Je suis doublement heureux de cette rencontre impromptue car au-delà de l’agrément d’un échange sympathique, j’ai l’occasion de discuter avec un conservateur sur une réserve naturelle (la Massane) qui fait partie du programme des études « Nature et environnement » que je suis à l’université du temps libre.
Aussi, je ne vois pas passer le quart d’heure pendant lequel nous parlons de la réserve. Je n’ai rien vu du chemin. On arrive déjà à la piste. A cent mètres de nous, je vois un « quatre-quatre » que j’avais remarqué ce matin mais dont j’avais oublié la présence. Je comprends que notre discussion va s’arrêter là.

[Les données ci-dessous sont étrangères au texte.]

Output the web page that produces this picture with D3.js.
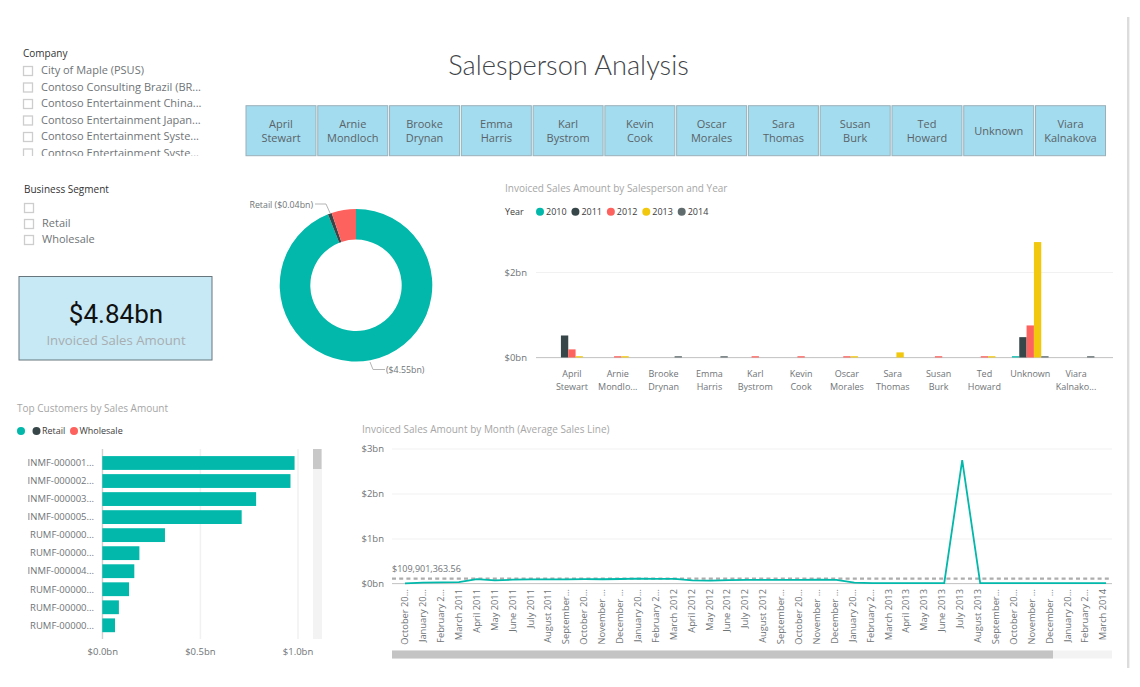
<!DOCTYPE html>
<html>
<head>
<meta charset="utf-8">
<script src="https://cdnjs.cloudflare.com/ajax/libs/d3/7.8.5/d3.min.js"></script>
<style>
html, body { margin: 0; padding: 0; background: #fff; overflow: hidden; }
svg { display: block; }
text { font-family: "Open Sans", "Noto Sans", sans-serif; }
</style>
</head>
<body>
<div id="chart"></div>
<script>
const companies = ["City of Maple (PSUS)", "Contoso Consulting Brazil (BR...", "Contoso Entertainment China...", "Contoso Entertainment Japan...", "Contoso Entertainment Syste...", "Contoso Entertainment Syste..."]
const segments = ["", "Retail", "Wholesale"]

const people = ["April Stewart", "Arnie Mondloch", "Brooke Drynan", "Emma Harris", "Karl Bystrom", "Kevin Cook", "Oscar Morales", "Sara Thomas", "Susan Burk", "Ted Howard", "Unknown", "Viara Kalnakova"]
const peopleLabels = [["April", "Stewart"], ["Arnie", "Mondlo..."], ["Brooke", "Drynan"], ["Emma", "Harris"], ["Karl", "Bystrom"], ["Kevin", "Cook"], ["Oscar", "Morales"], ["Sara", "Thomas"], ["Susan", "Burk"], ["Ted", "Howard"], ["Unknown"], ["Viara", "Kalnako..."]]

const years = ["2010", "2011", "2012", "2013", "2014"]
const yearColors = ["#01b8aa", "#374649", "#fd625e", "#f2c80f", "#5f6b6d"]
// sales by salesperson, one list per year ($bn)
const sales2010 = [0, 0, 0, 0, 0, 0, 0, 0, 0, 0, 0.03, 0]
const sales2011 = [0.515, 0, 0, 0, 0, 0, 0, 0, 0, 0, 0.476, 0]
const sales2012 = [0.19, 0.03, 0, 0, 0.03, 0.03, 0.03, 0, 0.03, 0.03, 0.75, 0]
const sales2013 = [0.03, 0.03, 0, 0, 0, 0, 0.03, 0.12, 0, 0.03, 2.7, 0]
const sales2014 = [0, 0, 0.03, 0.03, 0, 0, 0, 0, 0, 0, 0.03, 0.03]
const salesByYear = [sales2010, sales2011, sales2012, sales2013, sales2014]

const segmentNames = ["", "Retail", "Wholesale"]
const segmentValues = [4.55, 0.04, 0.25]
const segmentColors = ["#01b8aa", "#374649", "#fd625e"]

const customers = ["INMF-000001...", "INMF-000002...", "INMF-000003...", "INMF-000005...", "RUMF-00000...", "RUMF-00000...", "INMF-000004...", "RUMF-00000...", "RUMF-00000...", "RUMF-00000..."]
const customerSales = [0.985, 0.964, 0.788, 0.714, 0.321, 0.19, 0.164, 0.137, 0.085, 0.065]

const months = ["October 20...", "January 20...", "February 2...", "March 2011", "April 2011", "May 2011", "June 2011", "July 2011", "August 2011", "September...", "October 20...", "November ...", "December ...", "January 20...", "February 2...", "March 2012", "April 2012", "May 2012", "June 2012", "July 2012", "August 2012", "September...", "October 20...", "November ...", "December ...", "January 20...", "February 2...", "March 2013", "April 2013", "May 2013", "June 2013", "July 2013", "August 2013", "September...", "October 20...", "November ...", "December ...", "January 20...", "February 2...", "March 2014"]
const monthSales = [0.005, 0.02, 0.025, 0.03, 0.095, 0.07, 0.085, 0.09, 0.09, 0.09, 0.095, 0.095, 0.1, 0.11, 0.105, 0.105, 0.07, 0.065, 0.075, 0.08, 0.08, 0.08, 0.08, 0.085, 0.08, 0.02, 0.01, 0.01, 0.01, 0.01, 0.01, 2.74, 0.01, 0.01, 0.01, 0.01, 0.01, 0.01, 0.01, 0.01]
const averageSales = 0.1099

const textDark = "#3c3c3c"
const textGrey = "#6f7477"
const titleGrey = "#a6a6a6"
const gridColor = "#f1f1f1"
const baseColor = "#c8c8c8"

const svg = d3.select("#chart").append("svg")
	.attr("width", 1140)
	.attr("height", 687)

// page divider on the right
svg.append("rect").attr("x", 1127).attr("y", 17).attr("width", 2.4).attr("height", 651).attr("fill", "#dcdcdc")

// title
svg.append("text").attr("x", 568.5).attr("y", 75).attr("text-anchor", "middle")
	.style("font-family", "Lato").attr("font-size", 27.2).attr("font-weight", 300).attr("fill", "#3f4448").text("Salesperson Analysis")

// slicers
const slicer = (title, items, x, titleY, rowY, clipId) => {
	svg.append("text").attr("x", x).attr("y", titleY).attr("font-size", 10).attr("fill", "#333").text(title)
	let g = svg.append("g")
	if(clipId) g.attr("clip-path", "url(#" + clipId + ")")
	items.forEach((item, i) => {
		g.append("rect").attr("x", x + 0.5).attr("y", rowY(i) - 4.5).attr("width", 9).attr("height", 9)
			.attr("fill", "#fff").attr("stroke", "#cdcdcd").attr("stroke-width", 1.3)
		g.append("text").attr("x", x + 18).attr("y", rowY(i) + 3).attr("font-size", 11).attr("fill", textGrey).text(item)
	})
}
svg.append("clipPath").attr("id", "companyClip").append("rect").attr("x", 0).attr("y", 60).attr("width", 240).attr("height", 96)
slicer("Company", companies, 23, 57, i => 71 + i * 16.5, "companyClip")
slicer("Business Segment", segments, 24, 193, i => 208 + i * 16)

// KPI card
svg.append("rect").attr("x", 19).attr("y", 276.5).attr("width", 193).attr("height", 83.5)
	.attr("fill", "#c6e9f5").attr("stroke", "#66767c").attr("stroke-width", 1)
svg.append("text").attr("x", 116).attr("y", 323).attr("text-anchor", "middle").attr("font-size", 26)
	.style("font-family", "Roboto").attr("fill", "#111").text("$4.84bn")
svg.append("text").attr("x", 116).attr("y", 345).attr("text-anchor", "middle").attr("font-size", 13.2)
	.attr("fill", "#a9adb0").text("Invoiced Sales Amount")

// salesperson buttons
let buttonX = d3.scaleBand().domain(people).range([246, 1105.5]).paddingInner(0.025).paddingOuter(0)
let buttons = svg.selectAll(".button").data(people).enter().append("g").attr("class", "button")
buttons.append("rect")
	.attr("x", d => buttonX(d)).attr("y", 105.7)
	.attr("width", buttonX.bandwidth()).attr("height", 50)
	.attr("fill", "#a3dcef").attr("stroke", "#9ab0b8").attr("stroke-width", 1)
buttons.each(function(d) {
	let lines = d === "Unknown" ? [d] : d.split(" ")
	let startY = lines.length === 1 ? 135 : 127.5
	d3.select(this).selectAll("text").data(lines).enter().append("text")
		.attr("x", buttonX(d) + buttonX.bandwidth() / 2)
		.attr("y", (l, i) => startY + i * 14.5)
		.attr("text-anchor", "middle").attr("font-size", 11).attr("fill", "#5a6367").text(l => l)
})

// donut
let donutG = svg.append("g").attr("transform", "translate(356,285.3)")
let pie = d3.pie().sort(null)
let arc = d3.arc().innerRadius(45.7).outerRadius(76.3)
donutG.selectAll("path").data(pie(segmentValues)).enter().append("path")
	.attr("d", arc).attr("fill", (d, i) => segmentColors[i])
let leader = d3.line()
svg.append("path").attr("d", leader([[315, 204], [326, 204], [330, 213]])).attr("fill", "none").attr("stroke", "#b5b5b5")
svg.append("path").attr("d", leader([[370, 362], [373, 369.5], [385, 369.5]])).attr("fill", "none").attr("stroke", "#b5b5b5")
svg.append("text").attr("x", 313).attr("y", 208).attr("text-anchor", "end").attr("font-size", 8.8).attr("fill", textGrey).text(segmentNames[1] + " ($" + segmentValues[1].toFixed(2) + "bn)")
svg.append("text").attr("x", 386).attr("y", 372.5).attr("font-size", 8.8).attr("fill", textGrey).text("($" + segmentValues[0].toFixed(2) + "bn)")

// column chart
svg.append("text").attr("x", 505).attr("y", 192).attr("font-size", 10).attr("fill", titleGrey).text("Invoiced Sales Amount by Salesperson and Year")
svg.append("text").attr("x", 505).attr("y", 215).attr("font-size", 9).attr("fill", textDark).text("Year")
let legendX = d3.scalePoint().domain(years).range([540, 681.7])
years.forEach((y, i) => {
	svg.append("circle").attr("cx", legendX(y)).attr("cy", 211.7).attr("r", 4).attr("fill", yearColors[i])
	svg.append("text").attr("x", legendX(y) + 6).attr("y", 215).attr("font-size", 9).attr("fill", textDark).text(y)
})

let colX = d3.scaleBand().domain(people).range([549, 1099]).paddingInner(0.2).paddingOuter(0.1)
let colInner = d3.scaleBand().domain(years).range([0, colX.bandwidth()])
let colY = d3.scaleLinear().domain([0, 2]).range([357.5, 272])

let colAxis = svg.append("g").attr("transform", "translate(536,0)")
	.call(d3.axisLeft(colY).tickValues([0, 2]).tickSize(-577).tickFormat(d => "$" + d + "bn"))
colAxis.select(".domain").remove()
colAxis.selectAll("line").attr("stroke", gridColor)
colAxis.selectAll("text").attr("x", -9).attr("font-size", 9.5).attr("fill", textGrey).style("font-family", null)
svg.append("line").attr("x1", 536).attr("x2", 1113).attr("y1", 357.5).attr("y2", 357.5).attr("stroke", baseColor)

salesByYear.forEach((values, i) => {
	svg.append("g").selectAll("rect").data(values).enter().append("rect")
		.attr("x", (d, j) => colX(people[j]) + colInner(years[i]))
		.attr("y", d => colY(d))
		.attr("width", colInner.bandwidth())
		.attr("height", d => colY(0) - colY(d))
		.attr("fill", yearColors[i])
})
peopleLabels.forEach((lines, j) => {
	lines.forEach((l, k) => {
		svg.append("text").attr("x", colX(people[j]) + colX.bandwidth() / 2).attr("y", 377 + k * 12.8)
			.attr("text-anchor", "middle").attr("font-size", 9).attr("fill", textGrey).text(l)
	})
})

// top customers bar chart
svg.append("text").attr("x", 17).attr("y", 412).attr("font-size", 10).attr("fill", titleGrey).text("Top Customers by Sales Amount")
let customerLegend = [[21, 0], [36.5, 1], [74, 2]]
customerLegend.forEach(([x, i]) => {
	svg.append("circle").attr("cx", x).attr("cy", 431).attr("r", 4).attr("fill", segmentColors[i])
})
svg.append("text").attr("x", 42).attr("y", 434).attr("font-size", 9).attr("fill", textDark).text("Retail")
svg.append("text").attr("x", 79.5).attr("y", 434).attr("font-size", 9).attr("fill", textDark).text("Wholesale")

let barX = d3.scaleLinear().domain([0, 1]).range([102.3, 297.5])
let barY = d3.scaleBand().domain(d3.range(customers.length)).range([454.3, 634]).paddingInner(0.235).paddingOuter(0.1)

let barAxis = svg.append("g").attr("transform", "translate(0,639)")
	.call(d3.axisBottom(barX).tickValues([0, 0.5, 1]).tickSize(-190).tickFormat(d => "$" + d.toFixed(1) + "bn"))
barAxis.select(".domain").remove()
barAxis.selectAll("line").attr("stroke", gridColor).attr("stroke-width", 1.5)
barAxis.selectAll("text").attr("y", 9).attr("font-size", 9.5).attr("fill", textGrey).style("font-family", null)
svg.append("line").attr("x1", 102.3).attr("x2", 102.3).attr("y1", 449).attr("y2", 639).attr("stroke", baseColor)

svg.append("g").selectAll("rect").data(customerSales).enter().append("rect")
	.attr("x", barX(0)).attr("y", (d, i) => barY(i))
	.attr("width", d => barX(d) - barX(0)).attr("height", barY.bandwidth())
	.attr("fill", "#01b8aa")
svg.append("g").selectAll("text").data(customers).enter().append("text")
	.attr("x", 94).attr("y", (d, i) => barY(i) + barY.bandwidth() / 2 + 3.3)
	.attr("text-anchor", "end").attr("font-size", 9.5).attr("fill", textGrey).text(d => d)

// bar chart scrollbar
svg.append("rect").attr("x", 313).attr("y", 449).attr("width", 9).attr("height", 190).attr("fill", "#f3f3f3")
svg.append("rect").attr("x", 313).attr("y", 449).attr("width", 8.5).attr("height", 20).attr("fill", "#c8c8c8")

// monthly line chart
svg.append("text").attr("x", 362).attr("y", 433).attr("font-size", 10).attr("fill", titleGrey).text("Invoiced Sales Amount by Month (Average Sales Line)")

// the labels sit a little tighter than the line points in the reference
let lineX = d3.scalePoint().domain(d3.range(months.length)).range([396, 1115]).padding(0.5)
let labelX = d3.scalePoint().domain(d3.range(months.length)).range([396, 1112]).padding(0.5)
let lineY = d3.scaleLinear().domain([0, 3]).range([583.5, 448.5])

let lineAxis = svg.append("g").attr("transform", "translate(392,0)")
	.call(d3.axisLeft(lineY).tickValues([0, 1, 2, 3]).tickSize(-720).tickFormat(d => "$" + d + "bn"))
lineAxis.select(".domain").remove()
lineAxis.selectAll("line").attr("stroke", gridColor)
lineAxis.selectAll("text").attr("x", -8).attr("font-size", 9.5).attr("fill", textGrey).style("font-family", null)
svg.append("line").attr("x1", 392).attr("x2", 1112).attr("y1", 583.5).attr("y2", 583.5).attr("stroke", baseColor)

svg.append("line").attr("x1", 392).attr("x2", 1112).attr("y1", lineY(averageSales)).attr("y2", lineY(averageSales))
	.attr("stroke", "#adadad").attr("stroke-width", 2.2).attr("stroke-dasharray", "4 3.2")
svg.append("text").attr("x", 392).attr("y", 571.5).attr("font-size", 9).attr("fill", textGrey)
	.text("$" + d3.format(",.2f")(109901363.56))

let salesLine = d3.line().x((d, i) => lineX(i)).y(d => lineY(d))
svg.append("path").datum(monthSales).attr("d", salesLine)
	.attr("fill", "none").attr("stroke", "#01b8aa").attr("stroke-width", 1.8)

svg.append("g").selectAll("text").data(months).enter().append("text")
	.attr("transform", (d, i) => "translate(" + (labelX(i) + 3.3) + ",589) rotate(-90)")
	.attr("text-anchor", "end").attr("font-size", 9.3).attr("fill", textGrey).text(d => d)

// line chart scrollbar
svg.append("rect").attr("x", 392).attr("y", 650.5).attr("width", 720).attr("height", 8).attr("fill", "#f3f3f3")
svg.append("rect").attr("x", 392).attr("y", 650.5).attr("width", 661).attr("height", 8).attr("fill", "#c4c4c4")
</script>
</body>
</html>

« Bon, eh bien, j’ai été très heureux de faire votre connaissance me dit-il.
- Moi également. J’espère qu’on aura l’occasion de se revoir.
- Ce sera avec plaisir.
Echanges polis qui bien souvent sont sans suite. Cependant, ce que je sais, c’est que dans trois semaines il y aura une conférence sur la réserve naturelle de la Massane à laquelle j’assisterai. Je ne sais pas qui sera le conférencier. Peut-être sera-ce lui, peut-être non, mais je ne le lui demande pas. On verra bien. Ce sera la surprise.

Pendant qu’il monte dans son quatre-quatre pour redescendre bien confortablement la piste, je me concentre sur les raccourcis que je vais prendre pour éviter ce bout de piste que j’ai emprunté ce matin.

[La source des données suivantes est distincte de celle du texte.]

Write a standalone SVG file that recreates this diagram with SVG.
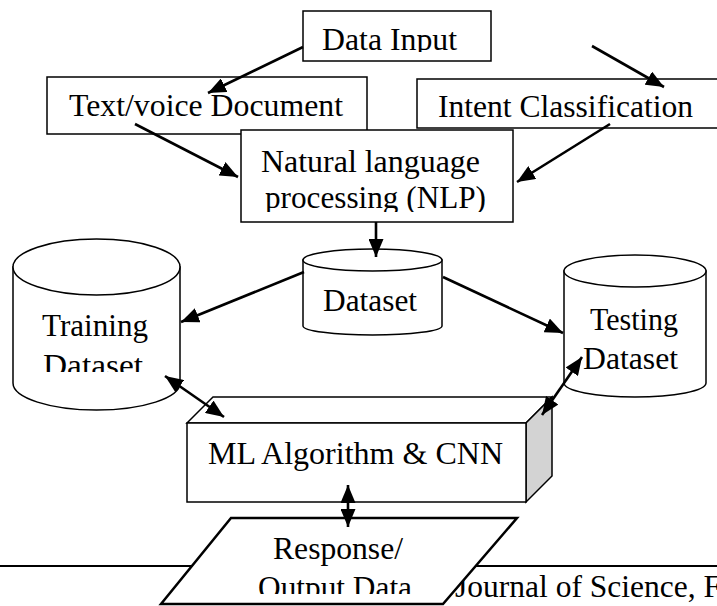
<svg xmlns="http://www.w3.org/2000/svg" width="717" height="606" viewBox="0 0 717 606">
<style>
  .box { fill: #fff; stroke: #000; stroke-width: 1.5; }
  .cyl { fill: #fff; stroke: #000; stroke-width: 1.5; }
  .lbl { font-family: "Liberation Serif", "Times New Roman", serif; font-size: 32px; fill: #000; }
  .con { fill: none; stroke: #000; stroke-width: 2.6; }
</style>
<defs>
  <marker id="ah" markerUnits="userSpaceOnUse" markerWidth="19" markerHeight="15" refX="18" refY="7.5" orient="auto-start-reverse">
    <path d="M0,0 L18,7.5 L0,15 z" fill="#000"/>
  </marker>
  <clipPath id="cDI"><rect x="300" y="0" width="200" height="52"/></clipPath>
  <clipPath id="cNLP"><rect x="240" y="130" width="280" height="82"/></clipPath>
  <clipPath id="cTR"><rect x="0" y="230" width="200" height="142"/></clipPath>
  <clipPath id="cOUT"><rect x="150" y="510" width="380" height="84"/></clipPath>
</defs>

<g id="footer">
  <line x1="0" y1="566" x2="717" y2="566" stroke="#000" stroke-width="2"/>
  <text class="lbl" x="455" y="597" textLength="266" lengthAdjust="spacingAndGlyphs">Journal of Science, F</text>
</g>

<g id="data-input">
  <rect class="box" x="303" y="11" width="188" height="50"/>
  <text class="lbl" x="322" y="50" textLength="135" lengthAdjust="spacingAndGlyphs" clip-path="url(#cDI)">Data Input</text>
</g>

<g id="text-voice">
  <rect class="box" x="47" y="77" width="320" height="57"/>
  <text class="lbl" x="69" y="116" textLength="274" lengthAdjust="spacingAndGlyphs">Text/voice Document</text>
</g>

<g id="intent">
  <rect class="box" x="417" y="79" width="310" height="49"/>
  <text class="lbl" x="438" y="117" textLength="255" lengthAdjust="spacingAndGlyphs">Intent Classification</text>
</g>

<g id="nlp">
  <rect class="box" x="241" y="130" width="272" height="92"/>
  <text class="lbl" x="261" y="172" textLength="219" lengthAdjust="spacingAndGlyphs">Natural language</text>
  <text class="lbl" x="265" y="208" textLength="221" lengthAdjust="spacingAndGlyphs" clip-path="url(#cNLP)">processing (NLP)</text>
</g>

<g id="dataset">
  <path class="cyl" d="M303,260 L303,326 A69.5,9 0 0 0 442,326 L442,260 Z"/>
  <ellipse class="cyl" cx="372.5" cy="260" rx="69.5" ry="11"/>
  <text class="lbl" x="323" y="311" textLength="94" lengthAdjust="spacingAndGlyphs">Dataset</text>
</g>

<g id="training">
  <path class="cyl" d="M13,267 L13,383 A83.5,27 0 0 0 180,383 L180,267 Z"/>
  <ellipse class="cyl" cx="96.5" cy="267" rx="83.5" ry="28"/>
  <text class="lbl" x="42" y="336" textLength="106" lengthAdjust="spacingAndGlyphs">Training</text>
  <text class="lbl" x="43" y="376" textLength="100" lengthAdjust="spacingAndGlyphs" clip-path="url(#cTR)">Dataset</text>
</g>

<g id="testing">
  <path class="cyl" d="M564,271 L564,383 A71,14 0 0 0 706,383 L706,271 Z"/>
  <ellipse class="cyl" cx="635" cy="271" rx="71" ry="16"/>
  <text class="lbl" x="590" y="330" textLength="88" lengthAdjust="spacingAndGlyphs">Testing</text>
  <text class="lbl" x="583" y="369" textLength="95" lengthAdjust="spacingAndGlyphs">Dataset</text>
</g>

<g id="ml">
  <polygon class="box" points="187,423 213,397 552,397 526,423"/>
  <polygon points="526,423 552,397 552,476 526,502" fill="#d3d3d3" stroke="#000" stroke-width="1.5"/>
  <rect class="box" x="187" y="423" width="339" height="79"/>
  <text class="lbl" x="208" y="464" textLength="295" lengthAdjust="spacingAndGlyphs">ML Algorithm &amp; CNN</text>
</g>

<g id="output">
  <polygon points="231,518 517,518 443,604 161,604" fill="#fff" stroke="#000" stroke-width="2.5"/>
  <text class="lbl" x="273" y="559" textLength="130" lengthAdjust="spacingAndGlyphs">Response/</text>
  <text class="lbl" x="258" y="598" textLength="154" lengthAdjust="spacingAndGlyphs" clip-path="url(#cOUT)">Output Data</text>
</g>

<g id="connectors">
  <line class="con" x1="303" y1="47" x2="208" y2="93" marker-end="url(#ah)"/>
  <line class="con" x1="592" y1="46" x2="664" y2="87" marker-end="url(#ah)"/>
  <line class="con" x1="135" y1="124" x2="238" y2="177" marker-end="url(#ah)"/>
  <line class="con" x1="610" y1="124" x2="517" y2="182" marker-end="url(#ah)"/>
  <line class="con" x1="376" y1="222" x2="376" y2="257" marker-end="url(#ah)"/>
  <line class="con" x1="304" y1="272" x2="181" y2="322" marker-end="url(#ah)"/>
  <line class="con" x1="443" y1="277" x2="563" y2="333" marker-end="url(#ah)"/>
  <line class="con" x1="165" y1="376" x2="224" y2="417" marker-start="url(#ah)" marker-end="url(#ah)"/>
  <line class="con" x1="582" y1="357" x2="542" y2="415" marker-start="url(#ah)" marker-end="url(#ah)"/>
  <line class="con" x1="348" y1="485" x2="348" y2="527" marker-start="url(#ah)" marker-end="url(#ah)"/>
</g>
</svg>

Le véhicule passe près de moi au moment où je vais m’engouffrer dans une sente qui coupe le long trajet. Je m’arrête. On se salue de la main. Je le regarde s’éloigner.

Vraiment, cette randonnée n’était pas comme les autres. Je rencontre habituellement très peu de gens en milieu de semaine et qui plus est à cette période. Aujourd’hui, j’ai fait rien moins que trois rencontres que j’ai aimées. Toutes différentes. Toutes attachantes et passionnantes. Pour un peu j’appellerais le récit de cette rando : « le vigneron, le berger et le scientifique ».

Mais finalement j’y renonce, car on pourrait penser que c’est une fable.